Desde Mesopotamia, y pasando por toda la tradición judeo-cristiana e islámica, hay una forma de contar la creación del mundo a través de la palabra. La cosa es así. Un dios creador piensa en un árbol, pronuncia la palabra árbol y hete aquí: el árbol ya existe. Y así con los ríos, los montes, los burros y el resto de la existencia. Surge la palabra y con ella el concepto. Pues bien, algo así sucede con el leonés. Nosotros, que arrastramos más a menudo de lo que pensamos formas milenarias de entender el mundo, aplicamos este razonamiento: el leonés existe desde que a alguien se le ocurrió hablar de él por primera vez. Quién sabe, quizás desde que lo vimos por primera vez en una red social o quizás desde que leímos eso de que quieren ponerlo en los letreros de las calles de la ciudad de León. O, si sabemos algo más, desde que Menéndez Pidal lo describiera hace más de cien años. Como si en el concepto mismo radicara su misma existencia y más allá nunca oyéramos hablar en leonés.
Lo que ocurre es que normalmente la realidad es mucho más terca de lo que nos gustaría y, aunque no los pudiéramos ver, los microbios estaban ahí antes de que ?Anton van Leeuwenhoek construyera el primer microscopio. También los hablantes de leonés. No vemos el leonés, no. Pero vemos las historias de personas condicionadas por el cruel criterio del diccionario, el complejo de hablar mal o la condena a la burla por aquellos que se encontraban más próximos al habla culta. Incluso la condena a no existir. En una ocasión, miembros de la asociación zamorana Furmientu entrevistaron a una mujer en Sanabria que manifestó que ella aprendió a hablar (en castellano) gracias a que su marido le enseñó. Como si su lenguaje anterior no fuera tal, como si antes no se comunicara con el vocabulario de las personas sino de las bestias.

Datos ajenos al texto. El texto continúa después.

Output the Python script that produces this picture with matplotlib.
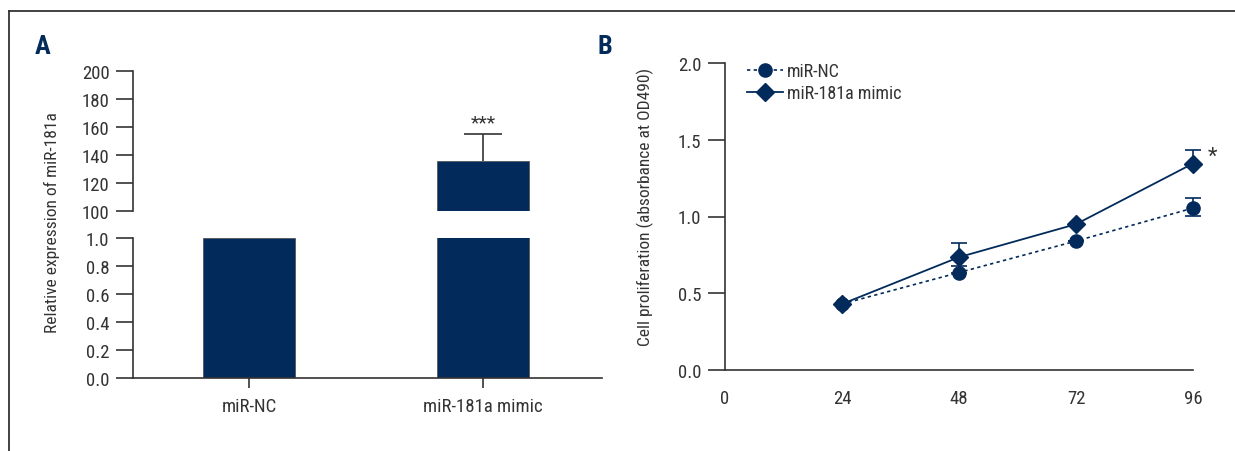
import numpy as np
import matplotlib
matplotlib.use('Agg')
import matplotlib.pyplot as plt
from matplotlib.lines import Line2D

plt.rcParams['font.family'] = ['Roboto Condensed', 'DejaVu Sans']
plt.rcParams['font.stretch'] = 'condensed'
plt.rcParams['font.size'] = 13

NAVY = '#022a5b'
TXT = '#333333'

# panel A data
groups = ['miR-NC', 'miR-181a mimic']
expr = [1.0, 136.0]
expr_err = [0.0, 19.0]

# panel B data
hours = [24, 48, 72, 96]
nc = [0.43, 0.635, 0.84, 1.055]
nc_err_lo = [0.0, 0.0, 0.0, 0.05]
nc_err_hi = [0.0, 0.045, 0.0, 0.065]
mimic = [0.43, 0.735, 0.95, 1.345]
mimic_err_hi = [0.0, 0.095, 0.0, 0.09]
mimic_err_lo = [0.0, 0.0, 0.0, 0.0]

W, H = 1235, 452
fig = plt.figure(figsize=(W / 100, H / 100), dpi=100)

def fx(px):
    return px / W

def fy(py):
    return 1 - py / H

# frame lines (top and left)
fig.add_artist(Line2D([fx(9), 1], [fy(12), fy(12)], color=TXT, lw=1.3))
fig.add_artist(Line2D([fx(9), fx(9)], [fy(12), 0], color=TXT, lw=1.3))

x = np.arange(len(groups))
bw = 0.393
xl = (-0.496, 1.509)
TICK_FS = 13.5

ax_hi = fig.add_axes([fx(133), fy(212), fx(602 - 133), (212 - 72) / H])
ax_lo = fig.add_axes([fx(133), fy(379), fx(602 - 133), (379 - 239) / H])

for ax in (ax_hi, ax_lo):
    ax.bar(x, expr, width=bw, color=NAVY, edgecolor='#555555', linewidth=0.6, zorder=2)
    ax.set_xlim(*xl)
    for s in ('top', 'right'):
        ax.spines[s].set_visible(False)
    ax.spines['left'].set_color(TXT)
    ax.spines['bottom'].set_color(TXT)
    ax.spines['left'].set_linewidth(1.2)
    ax.spines['bottom'].set_linewidth(1.2)
    ax.tick_params(axis='y', length=12, width=1.2, color=TXT, labelcolor=TXT,
                   labelsize=TICK_FS, pad=5)

eb = ax_hi.errorbar(x[1], expr[1], yerr=[[0], [expr_err[1]]], fmt='none', ecolor=TXT,
                    elinewidth=1.2, capsize=14, capthick=1.2, zorder=1)
eb[1][0].set_visible(False)
ax_hi.set_ylim(100, 200)
ax_hi.set_yticks(np.arange(100, 201, 20))
ax_hi.spines['bottom'].set_visible(False)
ax_hi.set_xticks([])
ax_hi.text(x[1], 157, '***', ha='center', va='bottom', fontsize=14, color=TXT)

ax_lo.set_ylim(0, 1.0)
ax_lo.set_yticks(np.arange(0, 1.01, 0.2))
ax_lo.set_yticklabels([f'{v:.1f}' for v in np.arange(0, 1.01, 0.2)])
ax_lo.set_xticks(x)
ax_lo.set_xticklabels(groups)
ax_lo.tick_params(axis='x', length=7, width=1.2, color=TXT, labelcolor=TXT,
                  labelsize=TICK_FS, pad=7)

fig.text(fx(52), fy(223), 'Relative expression of miR-181a', rotation=90,
         ha='center', va='center', fontsize=12.5, color=TXT)
fig.text(fx(43), fy(47), 'A', ha='center', va='center', fontsize=19,
         fontweight='bold', color=NAVY)

# panel B
axb = fig.add_axes([fx(725), fy(371), fx(1193 - 725), (371 - 64) / H])
axb.errorbar(hours, nc, yerr=[nc_err_lo, nc_err_hi], fmt='none', ecolor=NAVY,
             elinewidth=1.2, capsize=6, capthick=1.2, clip_on=False)
axb.errorbar(hours, mimic, yerr=[mimic_err_lo, mimic_err_hi], fmt='none', ecolor=NAVY,
             elinewidth=1.2, capsize=6, capthick=1.2, clip_on=False)
axb.plot(hours, nc, linestyle=(0, (2, 2)), lw=1.2, color=NAVY, marker='o',
         markersize=9.5, label='miR-NC', clip_on=False, zorder=3)
axb.plot(hours, mimic, linestyle='-', lw=1.3, color=NAVY, marker='D',
         markersize=9.5, label='miR-181a mimic', clip_on=False, zorder=4)
axb.set_xlim(0, 96)
axb.set_ylim(0, 2.0)
axb.set_xticks([0, 24, 48, 72, 96])
axb.set_yticks([0, 0.5, 1.0, 1.5, 2.0])
axb.set_yticklabels(['0.0', '0.5', '1.0', '1.5', '2.0'])
for s in ('top', 'right'):
    axb.spines[s].set_visible(False)
for s in ('left', 'bottom'):
    axb.spines[s].set_color(TXT)
    axb.spines[s].set_linewidth(1.2)
axb.tick_params(axis='y', length=12, width=1.2, color=TXT, labelcolor=TXT,
                labelsize=TICK_FS, pad=5)
axb.tick_params(axis='x', length=0, labelcolor=TXT, labelsize=TICK_FS, pad=14)
axb.text(100, 1.39, '*', ha='center', va='center', fontsize=16, color=TXT)
axb.legend(loc='upper left', bbox_to_anchor=(fx(740), fy(56)), bbox_transform=fig.transFigure,
           frameon=False, fontsize=13, handlelength=2.0, handletextpad=0.2, labelspacing=0.2,
           labelcolor=TXT, borderaxespad=0)

fig.text(fx(645), fy(207), 'Cell proliferation (absorbance at OD490)', rotation=90,
         ha='center', va='center', fontsize=12.5, color=TXT)
fig.text(fx(605), fy(47), 'B', ha='center', va='center', fontsize=19,
         fontweight='bold', color=NAVY)

fig.savefig('out.png', dpi=100)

En realidad, el primero en acercar el microscopio al leonés fue el filólogo Bernardo de Alderete. Este canónigo de la Catedral de Córdoba se encontraba camino a Santiago de Compostela cuando, a su paso por el Bierzo a comienzos del siglo XVII, dejó anotada esta referencia: «los más políticos hablan bien el castellano, pero los no tanto i mugeres (sic) en leonés, que tira al gallego». Alderete, reconocido como uno de los primeros filólogos en mostrar una postura crítica de su disciplina, no solo habla por primera vez del leonés, sino que ya hace una lectura sociológica. No solo los hablantes de leonés no tenían conciencia de su propia lengua, sino que ellos mismos eran los últimos de la sociedad; los invisibles.